(Figure scripts)
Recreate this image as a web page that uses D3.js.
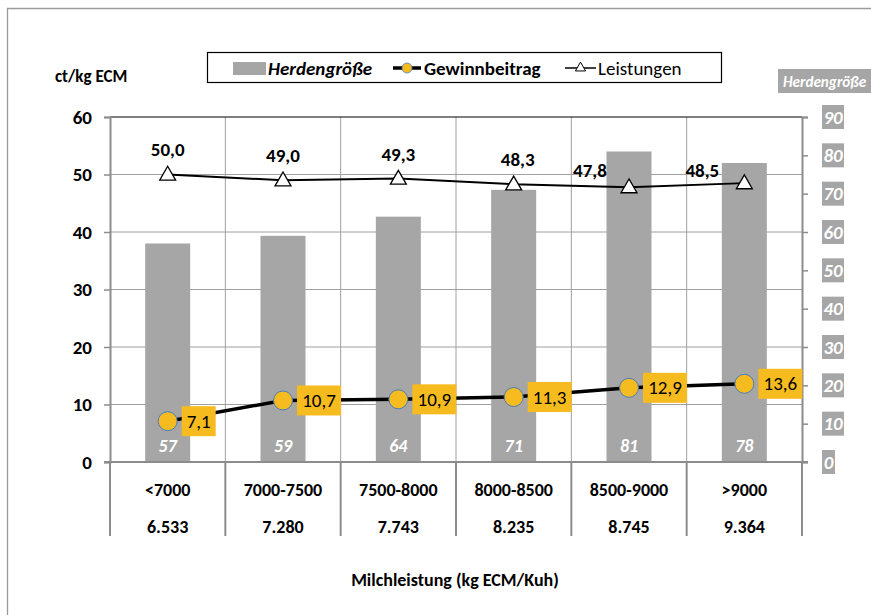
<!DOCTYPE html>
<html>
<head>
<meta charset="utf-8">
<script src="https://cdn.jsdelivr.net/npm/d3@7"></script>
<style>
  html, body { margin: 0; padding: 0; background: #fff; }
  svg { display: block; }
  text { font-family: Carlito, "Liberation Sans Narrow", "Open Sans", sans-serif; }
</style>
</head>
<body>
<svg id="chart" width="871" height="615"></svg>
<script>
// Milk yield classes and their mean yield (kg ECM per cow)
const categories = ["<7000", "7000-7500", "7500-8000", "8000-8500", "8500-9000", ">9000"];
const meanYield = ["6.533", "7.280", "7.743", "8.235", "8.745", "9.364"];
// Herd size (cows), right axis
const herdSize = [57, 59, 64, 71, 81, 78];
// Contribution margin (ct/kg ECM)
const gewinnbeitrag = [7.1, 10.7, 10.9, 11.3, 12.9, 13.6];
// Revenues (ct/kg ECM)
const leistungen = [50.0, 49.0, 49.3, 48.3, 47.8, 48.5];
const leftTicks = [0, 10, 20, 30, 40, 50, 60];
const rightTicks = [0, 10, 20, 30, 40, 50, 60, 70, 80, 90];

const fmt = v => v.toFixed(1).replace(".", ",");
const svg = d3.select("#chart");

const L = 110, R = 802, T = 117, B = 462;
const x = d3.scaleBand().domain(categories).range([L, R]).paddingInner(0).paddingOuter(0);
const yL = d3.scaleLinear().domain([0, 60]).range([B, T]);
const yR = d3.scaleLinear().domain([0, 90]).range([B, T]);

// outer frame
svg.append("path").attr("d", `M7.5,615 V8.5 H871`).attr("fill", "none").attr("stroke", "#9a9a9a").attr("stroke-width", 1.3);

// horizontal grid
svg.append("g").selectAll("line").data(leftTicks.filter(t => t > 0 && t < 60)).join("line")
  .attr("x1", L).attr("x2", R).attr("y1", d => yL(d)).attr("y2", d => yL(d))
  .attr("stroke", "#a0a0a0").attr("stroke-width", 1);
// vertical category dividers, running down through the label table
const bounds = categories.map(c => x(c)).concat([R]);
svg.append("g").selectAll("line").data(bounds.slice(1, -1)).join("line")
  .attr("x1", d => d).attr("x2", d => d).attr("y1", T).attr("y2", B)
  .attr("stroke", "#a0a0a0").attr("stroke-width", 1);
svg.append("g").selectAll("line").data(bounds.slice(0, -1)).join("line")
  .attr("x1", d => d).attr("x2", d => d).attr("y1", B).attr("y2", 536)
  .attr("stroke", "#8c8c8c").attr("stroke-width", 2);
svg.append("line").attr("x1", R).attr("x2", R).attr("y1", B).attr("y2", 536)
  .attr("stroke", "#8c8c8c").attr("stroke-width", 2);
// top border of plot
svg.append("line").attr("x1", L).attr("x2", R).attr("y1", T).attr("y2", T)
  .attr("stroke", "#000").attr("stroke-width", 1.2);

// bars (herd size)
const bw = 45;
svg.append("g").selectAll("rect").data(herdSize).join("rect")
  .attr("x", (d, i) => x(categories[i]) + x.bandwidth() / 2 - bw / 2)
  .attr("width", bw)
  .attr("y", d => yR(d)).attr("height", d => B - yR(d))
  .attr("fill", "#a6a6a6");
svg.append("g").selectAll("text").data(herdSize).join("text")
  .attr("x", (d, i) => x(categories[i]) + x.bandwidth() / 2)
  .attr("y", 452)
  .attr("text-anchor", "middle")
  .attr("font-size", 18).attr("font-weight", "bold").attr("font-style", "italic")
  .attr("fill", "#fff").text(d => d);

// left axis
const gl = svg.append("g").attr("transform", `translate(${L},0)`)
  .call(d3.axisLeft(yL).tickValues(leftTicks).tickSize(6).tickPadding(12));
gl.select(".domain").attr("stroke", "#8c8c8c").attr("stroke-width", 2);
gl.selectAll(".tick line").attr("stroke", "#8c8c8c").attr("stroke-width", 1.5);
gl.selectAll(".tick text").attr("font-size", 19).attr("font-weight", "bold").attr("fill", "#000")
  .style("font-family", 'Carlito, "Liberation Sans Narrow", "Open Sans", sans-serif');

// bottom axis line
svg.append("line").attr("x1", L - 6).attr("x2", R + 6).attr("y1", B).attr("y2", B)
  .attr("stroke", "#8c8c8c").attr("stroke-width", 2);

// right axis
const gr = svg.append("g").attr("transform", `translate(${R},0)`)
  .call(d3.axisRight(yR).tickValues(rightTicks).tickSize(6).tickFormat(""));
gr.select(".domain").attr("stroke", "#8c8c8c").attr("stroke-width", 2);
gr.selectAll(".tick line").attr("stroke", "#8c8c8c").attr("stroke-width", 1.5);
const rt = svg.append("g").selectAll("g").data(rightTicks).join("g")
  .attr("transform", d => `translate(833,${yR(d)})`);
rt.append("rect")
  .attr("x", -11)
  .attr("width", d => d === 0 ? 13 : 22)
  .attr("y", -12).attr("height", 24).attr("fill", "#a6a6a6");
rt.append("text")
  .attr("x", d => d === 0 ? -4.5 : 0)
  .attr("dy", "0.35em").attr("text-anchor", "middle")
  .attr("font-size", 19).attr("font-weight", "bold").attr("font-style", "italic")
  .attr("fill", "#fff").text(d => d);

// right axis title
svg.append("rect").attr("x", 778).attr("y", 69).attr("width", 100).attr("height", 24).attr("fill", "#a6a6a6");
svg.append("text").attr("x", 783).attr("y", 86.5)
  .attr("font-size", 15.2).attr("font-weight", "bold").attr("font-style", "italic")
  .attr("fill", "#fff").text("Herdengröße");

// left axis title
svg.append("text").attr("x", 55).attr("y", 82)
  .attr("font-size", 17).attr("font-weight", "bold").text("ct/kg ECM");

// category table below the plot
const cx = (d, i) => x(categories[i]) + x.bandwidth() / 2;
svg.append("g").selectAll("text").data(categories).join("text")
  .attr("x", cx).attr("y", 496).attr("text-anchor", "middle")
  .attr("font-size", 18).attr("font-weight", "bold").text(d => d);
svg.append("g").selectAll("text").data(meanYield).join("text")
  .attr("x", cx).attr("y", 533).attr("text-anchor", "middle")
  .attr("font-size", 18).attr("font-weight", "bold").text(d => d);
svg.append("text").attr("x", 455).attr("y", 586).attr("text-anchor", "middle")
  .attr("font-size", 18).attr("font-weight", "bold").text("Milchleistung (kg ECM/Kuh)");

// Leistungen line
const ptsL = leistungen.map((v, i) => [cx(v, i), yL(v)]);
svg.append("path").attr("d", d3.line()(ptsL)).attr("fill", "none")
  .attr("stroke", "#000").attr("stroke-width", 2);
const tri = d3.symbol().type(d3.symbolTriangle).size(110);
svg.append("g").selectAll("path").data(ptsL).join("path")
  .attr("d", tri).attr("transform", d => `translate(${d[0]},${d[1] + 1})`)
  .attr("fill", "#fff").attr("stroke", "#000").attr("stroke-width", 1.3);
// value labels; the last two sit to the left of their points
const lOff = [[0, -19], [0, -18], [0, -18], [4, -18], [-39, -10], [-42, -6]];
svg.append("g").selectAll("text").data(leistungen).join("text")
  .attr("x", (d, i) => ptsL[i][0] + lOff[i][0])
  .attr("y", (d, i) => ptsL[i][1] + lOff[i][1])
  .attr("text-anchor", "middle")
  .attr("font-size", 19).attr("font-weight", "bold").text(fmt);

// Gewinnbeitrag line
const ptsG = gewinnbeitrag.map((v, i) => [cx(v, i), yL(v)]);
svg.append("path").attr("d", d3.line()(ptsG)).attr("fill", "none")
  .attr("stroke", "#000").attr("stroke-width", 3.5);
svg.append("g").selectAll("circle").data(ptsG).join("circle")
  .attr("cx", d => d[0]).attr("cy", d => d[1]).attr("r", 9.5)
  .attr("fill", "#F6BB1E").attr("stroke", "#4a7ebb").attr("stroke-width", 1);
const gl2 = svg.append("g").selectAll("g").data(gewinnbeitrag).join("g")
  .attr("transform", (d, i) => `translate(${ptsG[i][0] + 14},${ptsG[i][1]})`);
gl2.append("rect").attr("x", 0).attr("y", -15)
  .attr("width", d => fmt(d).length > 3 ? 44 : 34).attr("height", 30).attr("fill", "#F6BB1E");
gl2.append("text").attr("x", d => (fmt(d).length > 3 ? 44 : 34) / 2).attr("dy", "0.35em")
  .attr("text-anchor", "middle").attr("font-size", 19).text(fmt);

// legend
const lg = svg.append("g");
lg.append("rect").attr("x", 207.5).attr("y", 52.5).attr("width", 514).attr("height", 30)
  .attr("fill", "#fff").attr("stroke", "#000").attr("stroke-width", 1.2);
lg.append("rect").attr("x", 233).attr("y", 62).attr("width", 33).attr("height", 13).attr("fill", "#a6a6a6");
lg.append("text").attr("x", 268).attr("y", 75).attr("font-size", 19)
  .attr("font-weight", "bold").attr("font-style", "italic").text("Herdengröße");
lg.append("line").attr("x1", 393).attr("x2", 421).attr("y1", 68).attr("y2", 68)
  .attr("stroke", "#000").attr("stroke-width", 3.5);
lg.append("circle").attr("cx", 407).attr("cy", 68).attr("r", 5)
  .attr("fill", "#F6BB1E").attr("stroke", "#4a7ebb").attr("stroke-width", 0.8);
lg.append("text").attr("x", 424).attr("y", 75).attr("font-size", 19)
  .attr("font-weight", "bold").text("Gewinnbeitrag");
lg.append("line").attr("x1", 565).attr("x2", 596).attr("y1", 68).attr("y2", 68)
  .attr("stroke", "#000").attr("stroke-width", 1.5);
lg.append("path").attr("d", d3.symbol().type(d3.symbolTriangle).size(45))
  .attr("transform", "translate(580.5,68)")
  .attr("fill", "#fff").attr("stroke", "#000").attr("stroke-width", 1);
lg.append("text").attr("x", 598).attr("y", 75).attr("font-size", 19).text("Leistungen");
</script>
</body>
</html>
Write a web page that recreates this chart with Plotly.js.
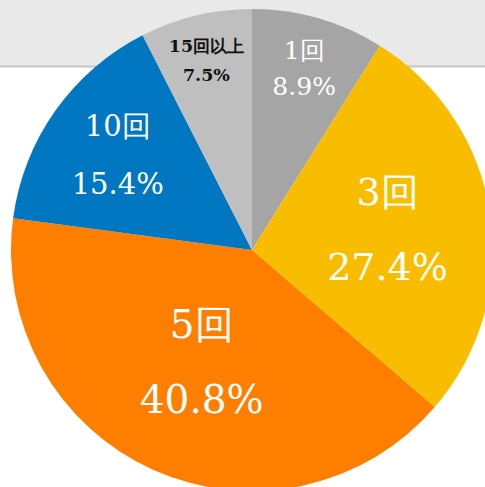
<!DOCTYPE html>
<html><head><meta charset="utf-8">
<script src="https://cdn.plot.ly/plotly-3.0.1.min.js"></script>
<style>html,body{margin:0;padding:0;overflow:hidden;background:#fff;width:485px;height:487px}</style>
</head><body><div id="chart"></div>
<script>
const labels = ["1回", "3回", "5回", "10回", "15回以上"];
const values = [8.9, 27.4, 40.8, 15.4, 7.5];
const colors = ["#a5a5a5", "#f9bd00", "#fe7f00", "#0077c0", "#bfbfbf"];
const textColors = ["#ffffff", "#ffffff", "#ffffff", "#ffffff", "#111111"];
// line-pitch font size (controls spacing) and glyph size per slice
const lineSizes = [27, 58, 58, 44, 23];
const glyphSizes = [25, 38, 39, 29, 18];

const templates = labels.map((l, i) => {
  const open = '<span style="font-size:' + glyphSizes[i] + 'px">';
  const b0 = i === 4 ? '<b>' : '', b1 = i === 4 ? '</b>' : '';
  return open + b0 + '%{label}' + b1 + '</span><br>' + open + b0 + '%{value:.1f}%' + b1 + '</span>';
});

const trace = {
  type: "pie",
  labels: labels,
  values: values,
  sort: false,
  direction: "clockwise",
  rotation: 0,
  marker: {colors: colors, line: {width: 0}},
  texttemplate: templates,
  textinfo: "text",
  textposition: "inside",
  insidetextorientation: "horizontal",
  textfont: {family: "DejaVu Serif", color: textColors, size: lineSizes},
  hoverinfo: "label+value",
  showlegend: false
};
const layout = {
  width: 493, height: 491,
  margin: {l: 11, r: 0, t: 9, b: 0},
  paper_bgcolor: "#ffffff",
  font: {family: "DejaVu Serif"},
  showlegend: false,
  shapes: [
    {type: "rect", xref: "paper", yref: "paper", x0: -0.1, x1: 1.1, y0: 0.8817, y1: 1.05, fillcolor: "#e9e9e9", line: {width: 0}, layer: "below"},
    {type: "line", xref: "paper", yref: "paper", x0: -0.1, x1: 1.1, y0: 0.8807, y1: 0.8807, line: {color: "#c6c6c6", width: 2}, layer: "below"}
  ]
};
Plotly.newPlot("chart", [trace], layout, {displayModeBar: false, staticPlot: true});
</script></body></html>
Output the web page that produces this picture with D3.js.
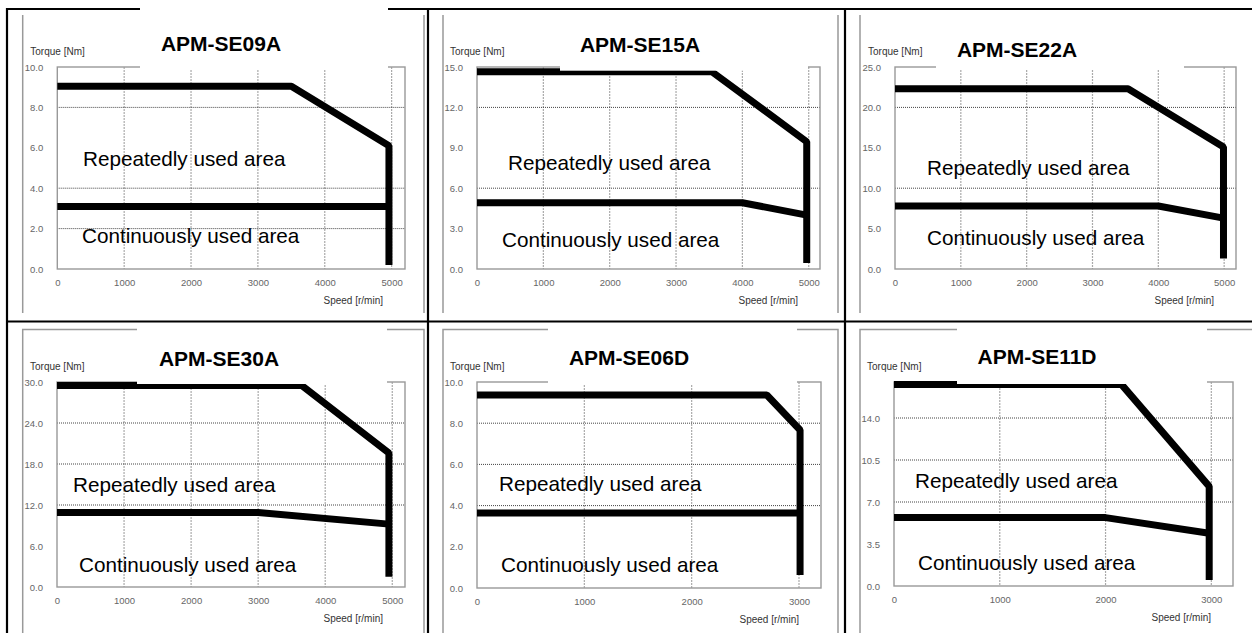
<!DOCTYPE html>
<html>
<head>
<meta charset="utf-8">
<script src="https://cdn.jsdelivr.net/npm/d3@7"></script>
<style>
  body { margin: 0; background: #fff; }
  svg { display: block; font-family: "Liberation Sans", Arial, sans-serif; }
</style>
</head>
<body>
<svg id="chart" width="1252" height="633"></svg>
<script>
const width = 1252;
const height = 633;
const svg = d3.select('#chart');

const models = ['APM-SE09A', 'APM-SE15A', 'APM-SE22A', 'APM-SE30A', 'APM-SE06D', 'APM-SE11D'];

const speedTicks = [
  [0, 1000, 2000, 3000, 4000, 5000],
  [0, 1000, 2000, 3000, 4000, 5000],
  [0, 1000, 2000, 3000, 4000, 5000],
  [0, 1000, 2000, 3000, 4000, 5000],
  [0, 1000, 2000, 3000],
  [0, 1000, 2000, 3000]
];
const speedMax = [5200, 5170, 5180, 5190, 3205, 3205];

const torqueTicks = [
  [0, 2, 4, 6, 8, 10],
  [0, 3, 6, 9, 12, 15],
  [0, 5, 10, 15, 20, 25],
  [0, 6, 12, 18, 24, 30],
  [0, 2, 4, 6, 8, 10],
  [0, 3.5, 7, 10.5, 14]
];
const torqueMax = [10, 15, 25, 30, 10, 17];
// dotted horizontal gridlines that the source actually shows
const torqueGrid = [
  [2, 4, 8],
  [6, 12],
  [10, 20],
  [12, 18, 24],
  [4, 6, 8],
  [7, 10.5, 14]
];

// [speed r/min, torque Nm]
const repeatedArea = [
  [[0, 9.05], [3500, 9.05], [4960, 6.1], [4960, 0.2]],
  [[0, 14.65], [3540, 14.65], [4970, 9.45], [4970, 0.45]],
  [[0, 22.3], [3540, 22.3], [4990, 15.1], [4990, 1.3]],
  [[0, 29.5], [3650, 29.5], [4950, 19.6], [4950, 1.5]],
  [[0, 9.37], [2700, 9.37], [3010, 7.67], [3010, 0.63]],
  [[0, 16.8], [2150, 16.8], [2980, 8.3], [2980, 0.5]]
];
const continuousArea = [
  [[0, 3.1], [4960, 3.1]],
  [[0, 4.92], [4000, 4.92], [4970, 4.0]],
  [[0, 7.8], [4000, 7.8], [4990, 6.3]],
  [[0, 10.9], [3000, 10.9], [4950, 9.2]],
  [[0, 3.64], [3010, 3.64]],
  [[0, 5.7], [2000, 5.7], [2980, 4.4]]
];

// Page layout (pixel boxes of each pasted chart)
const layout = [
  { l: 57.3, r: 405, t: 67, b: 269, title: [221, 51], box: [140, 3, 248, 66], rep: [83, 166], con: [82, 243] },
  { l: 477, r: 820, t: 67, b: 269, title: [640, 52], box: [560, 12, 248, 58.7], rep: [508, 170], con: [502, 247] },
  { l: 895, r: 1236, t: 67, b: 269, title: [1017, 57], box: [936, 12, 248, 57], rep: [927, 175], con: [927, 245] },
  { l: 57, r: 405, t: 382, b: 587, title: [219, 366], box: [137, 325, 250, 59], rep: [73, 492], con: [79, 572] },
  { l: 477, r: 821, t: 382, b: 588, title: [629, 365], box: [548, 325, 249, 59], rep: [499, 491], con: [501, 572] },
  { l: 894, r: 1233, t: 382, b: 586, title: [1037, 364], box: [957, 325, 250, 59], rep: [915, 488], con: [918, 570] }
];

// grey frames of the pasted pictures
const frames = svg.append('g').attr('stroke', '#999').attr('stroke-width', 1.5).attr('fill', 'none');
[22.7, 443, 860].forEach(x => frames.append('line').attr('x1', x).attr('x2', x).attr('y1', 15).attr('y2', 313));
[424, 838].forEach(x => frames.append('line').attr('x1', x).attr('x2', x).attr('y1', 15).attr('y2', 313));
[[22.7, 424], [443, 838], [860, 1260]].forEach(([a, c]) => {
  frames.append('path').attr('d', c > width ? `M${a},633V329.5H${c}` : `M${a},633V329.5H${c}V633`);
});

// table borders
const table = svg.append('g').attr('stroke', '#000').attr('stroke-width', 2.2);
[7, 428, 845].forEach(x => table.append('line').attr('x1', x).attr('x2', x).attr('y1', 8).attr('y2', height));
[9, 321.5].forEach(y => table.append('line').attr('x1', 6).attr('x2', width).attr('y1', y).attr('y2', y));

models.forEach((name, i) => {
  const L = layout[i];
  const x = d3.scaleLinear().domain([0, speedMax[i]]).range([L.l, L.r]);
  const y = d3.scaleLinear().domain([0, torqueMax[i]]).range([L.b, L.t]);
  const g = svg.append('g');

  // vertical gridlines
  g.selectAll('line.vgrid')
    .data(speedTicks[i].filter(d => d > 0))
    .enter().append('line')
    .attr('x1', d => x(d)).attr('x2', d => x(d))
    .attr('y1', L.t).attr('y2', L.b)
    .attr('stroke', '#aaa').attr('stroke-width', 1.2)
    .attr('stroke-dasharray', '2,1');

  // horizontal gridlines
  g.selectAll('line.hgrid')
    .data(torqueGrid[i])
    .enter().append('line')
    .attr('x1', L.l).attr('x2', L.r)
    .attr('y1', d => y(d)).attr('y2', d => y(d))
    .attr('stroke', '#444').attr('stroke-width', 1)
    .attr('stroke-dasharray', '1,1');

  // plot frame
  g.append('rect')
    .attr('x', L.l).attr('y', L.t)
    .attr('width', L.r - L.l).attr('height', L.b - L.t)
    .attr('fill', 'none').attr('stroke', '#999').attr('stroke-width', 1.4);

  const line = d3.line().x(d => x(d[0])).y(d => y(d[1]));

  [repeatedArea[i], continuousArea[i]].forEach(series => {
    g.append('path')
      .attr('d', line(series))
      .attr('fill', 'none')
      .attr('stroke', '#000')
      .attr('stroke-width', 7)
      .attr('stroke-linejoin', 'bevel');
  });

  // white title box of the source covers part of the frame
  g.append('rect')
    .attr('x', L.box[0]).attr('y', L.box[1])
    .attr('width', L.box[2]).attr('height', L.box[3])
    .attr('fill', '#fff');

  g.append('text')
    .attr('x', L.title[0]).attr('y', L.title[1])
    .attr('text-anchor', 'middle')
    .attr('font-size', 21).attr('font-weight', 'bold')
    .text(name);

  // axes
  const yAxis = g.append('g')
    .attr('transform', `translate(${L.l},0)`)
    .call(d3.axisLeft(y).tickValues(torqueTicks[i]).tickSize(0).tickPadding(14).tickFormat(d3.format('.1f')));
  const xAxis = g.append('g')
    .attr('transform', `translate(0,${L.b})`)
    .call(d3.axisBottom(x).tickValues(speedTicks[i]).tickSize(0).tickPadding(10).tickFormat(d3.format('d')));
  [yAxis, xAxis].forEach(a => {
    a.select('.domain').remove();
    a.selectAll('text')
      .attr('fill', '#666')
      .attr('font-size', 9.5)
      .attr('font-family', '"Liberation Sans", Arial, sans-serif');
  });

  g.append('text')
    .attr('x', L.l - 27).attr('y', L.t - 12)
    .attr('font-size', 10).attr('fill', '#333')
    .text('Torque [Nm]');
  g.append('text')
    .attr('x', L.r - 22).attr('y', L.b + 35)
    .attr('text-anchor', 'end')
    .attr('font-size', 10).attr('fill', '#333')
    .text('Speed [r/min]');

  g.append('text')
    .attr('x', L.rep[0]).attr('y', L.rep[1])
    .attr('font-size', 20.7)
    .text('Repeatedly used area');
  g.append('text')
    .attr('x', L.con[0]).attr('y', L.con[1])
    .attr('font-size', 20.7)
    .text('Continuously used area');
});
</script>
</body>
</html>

» **AIM**
Each line in the listing above either holds the string "this" or does not; state how many do, giving the number only.

» **EXPECTED OUTPUT**
3